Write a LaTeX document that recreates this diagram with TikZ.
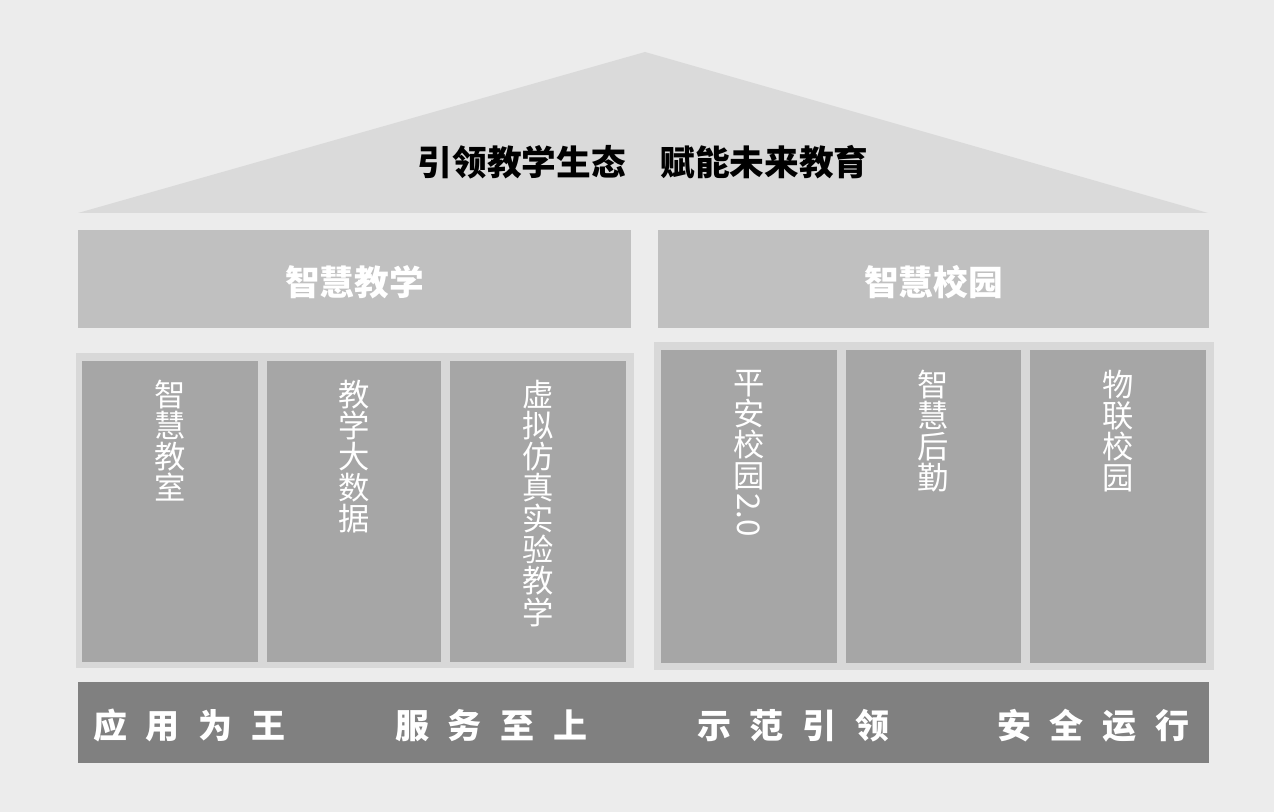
\documentclass[tikz,border=0pt]{standalone}
\usepackage{fontspec}
\setmainfont{Noto Sans CJK SC}
\usetikzlibrary{positioning}
\definecolor{bggray}{RGB}{236,236,236}
\definecolor{roofgray}{RGB}{218,218,218}
\definecolor{headgray}{RGB}{192,192,192}
\definecolor{framegray}{RGB}{216,216,216}
\definecolor{pillargray}{RGB}{166,166,166}
\definecolor{bargray}{RGB}{128,128,128}
\newcommand{\gap}{\hspace{14pt}}

\begin{document}
\begin{tikzpicture}[x=0.75pt,y=0.75pt,yscale=-1,xscale=1,
  headtext/.style={inner sep=0pt,text=white,font=\fontsize{26}{28}\selectfont\bfseries},
  pillartext/.style={anchor=north,inner sep=0pt,align=center,text=white,font=\fontsize{23.5}{23.3}\selectfont},
  bartext/.style={anchor=west,inner sep=0pt,text=white,font=\fontsize{25.5}{27}\selectfont\bfseries}]
%set diagram size 1274 x 812
\path [fill=bggray] (0,0) rectangle (1274,812);

%Shape: Triangle (roof)
\draw [fill=roofgray, draw=none] (645,52) -- (1208,213) -- (78,213) -- cycle ;
% Text Node
\node [inner sep=0pt, font=\fontsize{26}{28}\selectfont\bfseries] (roof) at (643,162) {引领教学生态　赋能未来教育};

%Shape: Rectangle (left head)
\draw [fill=headgray, draw=none] (78,230) rectangle (631,328) ;
%Shape: Rectangle (right head)
\draw [fill=headgray, draw=none] (658,230) rectangle (1209,328) ;
% Text Node
\node [headtext] (teach) at (354.5,282) {智慧教学};
% Text Node
\node [headtext] (campus) at (933.5,282) {智慧校园};

%Shape: Rectangle (left frame)
\draw [fill=framegray, draw=none] (76,353) rectangle (634,668) ;
%Shape: Rectangle (right frame)
\draw [fill=framegray, draw=none] (654,342) rectangle (1214,670) ;
%Shape: Rectangles (pillars)
\foreach \xa/\xb in {82/258, 267/441, 450/626}
  \draw [fill=pillargray, draw=none] (\xa,361) rectangle (\xb,662) ;
\foreach \xa/\xb in {661/837, 846/1021, 1030/1206}
  \draw [fill=pillargray, draw=none] (\xa,350) rectangle (\xb,663) ;

% Text Node
\node [pillartext] (room) at (170,380) {智\\慧\\教\\室};
% Text Node
\node [pillartext] (data) at (354,380) {教\\学\\大\\数\\据};
% Text Node
\node [pillartext] (virt) at (538,380) {虚\\拟\\仿\\真\\实\\验\\教\\学};
% Text Node
\node [pillartext] (safe) at (749,370) {平\\安\\校\\园};
\node [inner sep=0pt, text=white, font=\fontsize{23.5}{23.3}\selectfont, rotate=-90, anchor=west] (ver) at ([yshift=2pt]safe.south) {2.0};
% Text Node
\node [pillartext] (logi) at (933.5,370) {智\\慧\\后\\勤};
% Text Node
\node [pillartext] (iot) at (1118,370) {物\\联\\校\\园};

%Shape: Rectangle (base bar)
\draw [fill=bargray, draw=none] (78,682) rectangle (1209,763) ;
% Text Node
\node [bartext] (apply) at (93,726) {应\gap 用\gap 为\gap 王};
% Text Node
\node [bartext] (serve) at (395,726) {服\gap 务\gap 至\gap 上};
% Text Node
\node [bartext] (lead) at (697,726) {示\gap 范\gap 引\gap 领};
% Text Node
\node [bartext] (run) at (997,726) {安\gap 全\gap 运\gap 行};
\end{tikzpicture}
\end{document}
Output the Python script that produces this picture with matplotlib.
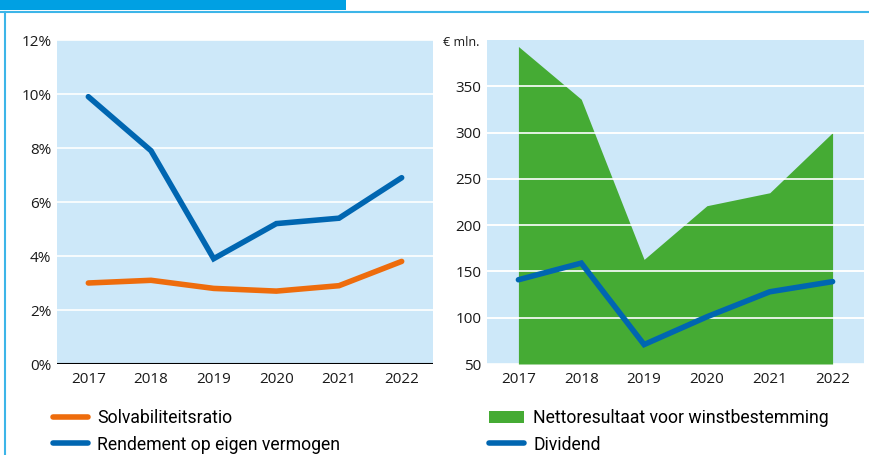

Short task
Print the whole listing above once more, word for word, without its pictures.

Correct output
Write a LaTeX document that recreates this diagram with TikZ.
\documentclass[tikz,border=0pt]{standalone}
\usepackage{fontspec}
\setmainfont{Noto Sans CJK SC}
\usetikzlibrary{positioning}
\definecolor{bggray}{RGB}{236,236,236}
\definecolor{roofgray}{RGB}{218,218,218}
\definecolor{headgray}{RGB}{192,192,192}
\definecolor{framegray}{RGB}{216,216,216}
\definecolor{pillargray}{RGB}{166,166,166}
\definecolor{bargray}{RGB}{128,128,128}
\newcommand{\gap}{\hspace{14pt}}

\begin{document}
\begin{tikzpicture}[x=0.75pt,y=0.75pt,yscale=-1,xscale=1,
  headtext/.style={inner sep=0pt,text=white,font=\fontsize{26}{28}\selectfont\bfseries},
  pillartext/.style={anchor=north,inner sep=0pt,align=center,text=white,font=\fontsize{23.5}{23.3}\selectfont},
  bartext/.style={anchor=west,inner sep=0pt,text=white,font=\fontsize{25.5}{27}\selectfont\bfseries}]
%set diagram size 1274 x 812
\path [fill=bggray] (0,0) rectangle (1274,812);

%Shape: Triangle (roof)
\draw [fill=roofgray, draw=none] (645,52) -- (1208,213) -- (78,213) -- cycle ;
% Text Node
\node [inner sep=0pt, font=\fontsize{26}{28}\selectfont\bfseries] (roof) at (643,162) {引领教学生态　赋能未来教育};

%Shape: Rectangle (left head)
\draw [fill=headgray, draw=none] (78,230) rectangle (631,328) ;
%Shape: Rectangle (right head)
\draw [fill=headgray, draw=none] (658,230) rectangle (1209,328) ;
% Text Node
\node [headtext] (teach) at (354.5,282) {智慧教学};
% Text Node
\node [headtext] (campus) at (933.5,282) {智慧校园};

%Shape: Rectangle (left frame)
\draw [fill=framegray, draw=none] (76,353) rectangle (634,668) ;
%Shape: Rectangle (right frame)
\draw [fill=framegray, draw=none] (654,342) rectangle (1214,670) ;
%Shape: Rectangles (pillars)
\foreach \xa/\xb in {82/258, 267/441, 450/626}
  \draw [fill=pillargray, draw=none] (\xa,361) rectangle (\xb,662) ;
\foreach \xa/\xb in {661/837, 846/1021, 1030/1206}
  \draw [fill=pillargray, draw=none] (\xa,350) rectangle (\xb,663) ;

% Text Node
\node [pillartext] (room) at (170,380) {智\\慧\\教\\室};
% Text Node
\node [pillartext] (data) at (354,380) {教\\学\\大\\数\\据};
% Text Node
\node [pillartext] (virt) at (538,380) {虚\\拟\\仿\\真\\实\\验\\教\\学};
% Text Node
\node [pillartext] (safe) at (749,370) {平\\安\\校\\园};
\node [inner sep=0pt, text=white, font=\fontsize{23.5}{23.3}\selectfont, rotate=-90, anchor=west] (ver) at ([yshift=2pt]safe.south) {2.0};
% Text Node
\node [pillartext] (logi) at (933.5,370) {智\\慧\\后\\勤};
% Text Node
\node [pillartext] (iot) at (1118,370) {物\\联\\校\\园};

%Shape: Rectangle (base bar)
\draw [fill=bargray, draw=none] (78,682) rectangle (1209,763) ;
% Text Node
\node [bartext] (apply) at (93,726) {应\gap 用\gap 为\gap 王};
% Text Node
\node [bartext] (serve) at (395,726) {服\gap 务\gap 至\gap 上};
% Text Node
\node [bartext] (lead) at (697,726) {示\gap 范\gap 引\gap 领};
% Text Node
\node [bartext] (run) at (997,726) {安\gap 全\gap 运\gap 行};
\end{tikzpicture}
\end{document}
Output the Python script that produces this picture with matplotlib.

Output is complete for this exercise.